Home 22q11.2 Coping with a Child’s Diagnosis – Part 3

Coping with a Child’s Diagnosis – Part 3

by Summerly Rowlands

Finding Your Why

When a woman becomes pregnant, she doesn’t think of the things that could go wrong, because that honestly seems so outrageous that *our* or *your* baby would be born with a disability or a diagnosis. But there’s no discriminating here – it can happen to anyone. And when it does, it challenges everything. Having a newborn is life-changing in itself, but having a special needs or medically handicap newborn changes your life in a way that it won’t ever again be what you thought. While all children are created exactly as they are meant to be and I’m thankful every day to be Izzy’s mom, sometimes things just don’t seem fair. Why us? Why our child?

It took me some time, but I have been able to come to an internal understanding to that question – why us, why our child. I know it’s not easy, and there’s a sense of heartbreak with it all, but the overpowering sense is love.

To dive deeper, below are my responses to a 22q questionnaire I took part in. The questions are 22q specific, but could really relate to all diagnoses.

For any parent trying to understand “why my child”, I encourage you to really dig deep & find your reason. You don’t have to share it with anyone, or you can share it with everyone, but as long as YOU understand the meaning behind it all, that’s what matters, and that’s what will help get you through.

What does it mean to you to be a parent in our 22q community?

It’s hard and it’s emotional, but it’s also eye-opening and rewarding.

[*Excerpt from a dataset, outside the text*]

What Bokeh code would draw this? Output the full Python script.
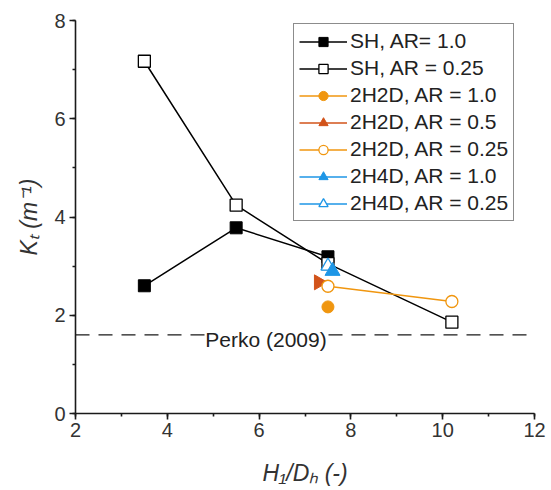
from bokeh.plotting import figure
from bokeh.models import Range1d, SingleIntervalTicker, Legend, LegendItem, Label
from bokeh.embed import file_html
from bokeh.resources import INLINE

# ---- data ----
sh_ar1_x = [3.5, 5.5, 7.5]
sh_ar1_y = [2.6, 3.78, 3.19]
sh_ar025_x = [3.5, 5.5, 7.5, 10.2]
sh_ar025_y = [7.17, 4.24, 3.05, 1.86]
h2d_ar1_x = [7.5]
h2d_ar1_y = [2.17]
h2d_ar05_x = [7.3]
h2d_ar05_y = [2.67]
h2d_ar025_x = [7.5, 10.2]
h2d_ar025_y = [2.59, 2.28]
h4d_ar1_x = [7.6]
h4d_ar1_y = [2.9]
h4d_ar025_x = [7.5]
h4d_ar025_y = [3.0]
perko_value = 1.6
perko_label = "Perko (2009)"
perko_label_x = 6.15
perko_label_y = 1.5

x_ticks = [2, 4, 6, 8, 10, 12]
y_ticks = [0, 2, 4, 6, 8]

FONT = "Liberation Sans"
ORANGE = "#F0960F"
RED = "#D2531A"
BLUE = "#1E96E6"

p = figure(width=551, height=490, output_backend="svg", toolbar_location=None,
           x_range=Range1d(2, 12), y_range=Range1d(0, 8),
           min_border_left=75, min_border_right=17, min_border_top=20, min_border_bottom=77)
p.outline_line_color = None
p.grid.visible = False
p.background_fill_color = "white"
p.border_fill_color = "white"

for ax in (p.xaxis, p.yaxis):
    ax.ticker = SingleIntervalTicker(interval=2, num_minor_ticks=2)
    ax.axis_line_color = "#1a1a1a"
    ax.axis_line_width = 1.6
    ax.major_tick_line_color = "#1a1a1a"
    ax.major_tick_line_width = 1.6
    ax.major_tick_out = 6
    ax.major_tick_in = 0
    ax.minor_tick_line_color = "#1a1a1a"
    ax.minor_tick_line_width = 1.6
    ax.minor_tick_out = 3
    ax.minor_tick_in = 0
    ax.major_label_text_font = FONT
    ax.major_label_text_font_size = "20px"
    ax.major_label_text_color = "#333333"
    ax.axis_label_text_font = FONT
    ax.axis_label_text_font_size = "23px"
    ax.axis_label_text_font_style = "italic"
    ax.axis_label_text_color = "#333333"

p.xaxis.axis_label = "H\u2081/D\u2095 (-)"
p.yaxis.axis_label = "K\u209c (m\u207b\u00b9)"
p.yaxis.major_label_standoff = 4
p.xaxis.major_label_standoff = 3
p.yaxis.axis_label_standoff = 9
p.xaxis.axis_label_standoff = 20

# Perko reference line
p.line([2, 12], [perko_value, perko_value], line_color="#1a1a1a", line_width=1.3, line_dash="14 9")
p.add_layout(Label(x=perko_label_x, y=perko_label_y, text=perko_label, text_align="center",
                   text_baseline="middle", text_font=FONT, text_font_size="21px",
                   text_color="#222222", background_fill_color="white"))

ms = 12
l1 = p.line(sh_ar1_x, sh_ar1_y, line_color="black", line_width=1.5)
s1 = p.scatter(sh_ar1_x, sh_ar1_y, marker="square", size=ms, fill_color="black", line_color="black")
l2 = p.line(sh_ar025_x, sh_ar025_y, line_color="black", line_width=1.5)
s2 = p.scatter(sh_ar025_x, sh_ar025_y, marker="square", size=ms, fill_color="white", line_color="black", line_width=1.3)
l3 = p.line(h2d_ar1_x, h2d_ar1_y, line_color=ORANGE, line_width=1.5)
s3 = p.scatter(h2d_ar1_x, h2d_ar1_y, marker="circle", size=ms, fill_color=ORANGE, line_color=ORANGE)
l4 = p.line(h2d_ar05_x, h2d_ar05_y, line_color=RED, line_width=1.5)
s4 = p.scatter(h2d_ar05_x, h2d_ar05_y, marker="triangle", angle=-1.5708, size=15, fill_color=RED, line_color=RED)
l5 = p.line(h2d_ar025_x, h2d_ar025_y, line_color=ORANGE, line_width=1.5)
s5 = p.scatter(h2d_ar025_x, h2d_ar025_y, marker="circle", size=ms, fill_color="white", line_color=ORANGE, line_width=1.3)
l7 = p.line(h4d_ar025_x, h4d_ar025_y, line_color=BLUE, line_width=1.5)
s7 = p.scatter(h4d_ar025_x, h4d_ar025_y, marker="triangle", size=14, fill_color="white", line_color=BLUE, line_width=1.3)
l6 = p.line(h4d_ar1_x, h4d_ar1_y, line_color=BLUE, line_width=1.5)
s6 = p.scatter(h4d_ar1_x, h4d_ar1_y, marker="triangle", size=15, fill_color=BLUE, line_color=BLUE)

legend = Legend(items=[
    LegendItem(label="SH, AR= 1.0", renderers=[l1, s1]),
    LegendItem(label="SH, AR = 0.25", renderers=[l2, s2]),
    LegendItem(label="2H2D, AR = 1.0", renderers=[l3, s3]),
    LegendItem(label="2H2D, AR = 0.5", renderers=[l4, s4]),
    LegendItem(label="2H2D, AR = 0.25", renderers=[l5, s5]),
    LegendItem(label="2H4D, AR = 1.0", renderers=[l6, s6]),
    LegendItem(label="2H4D, AR = 0.25", renderers=[l7, s7]),
], location=(218, 192))
legend.label_text_font = FONT
legend.label_text_font_size = "21px"
legend.label_text_color = "#222222"
legend.glyph_width = 48
legend.glyph_height = 23
legend.label_height = 23
legend.spacing = 3
legend.padding = 5
legend.margin = 0
legend.label_standoff = 3
legend.border_line_color = "#1a1a1a"
legend.border_line_width = 1.5
legend.background_fill_color = "white"
legend.background_fill_alpha = 1
p.add_layout(legend)

open("out.html", "w").write(file_html(p, INLINE))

At first I couldn’t understand why ~ why us, why our child? Now it makes sense. It took time and patience and tears to look within and recognize, but I have found my greater answer – there’s a deeper meaning behind why Sterling & I were hand-selected to be Izzy’s parents, a meaning that proves all 3 of us beyond lucky to have one another.

What advice do you have for a newly diagnosed individual or family?

Have hope. There are good times and there are bad times, but know that a diagnosis does not define love and it does not have to define life.

Are there any misconceptions about 22q you would like to share?

Everyone’s path is so different with this diagnosis because the range of symptoms is so wide. Don’t google. You’ll see the horrific stories and definitions. Listen to your doctors. Your case is its own.

What has your child taught you? Or what has having 22q taught you?

Life is beautiful. And life is short. The moment our geneticist told us the life expectancy for our daughter, there was no more feeling sorry for ourselves or sulking in the unknown and what-ifs. There was only an urgency to live and to laugh and to love and to show her every little thing we possibly can. She is beautiful and she has taught us to hold onto hope and to believe in miracles.

What do you wish for your yourself? For your child? For the world to know?

My wish for my child is to live a safe, happy, fulfilling, and healthy life. It’s the same wish I have for my other children, diagnosis or not. And I wish for them to make impactful change, big or small. Make a difference. Speak your voice. And then the world will know you. And the world will be a luckier, brighter place because of you.

Izzy’s already doing her part and she doesn’t even know it yet.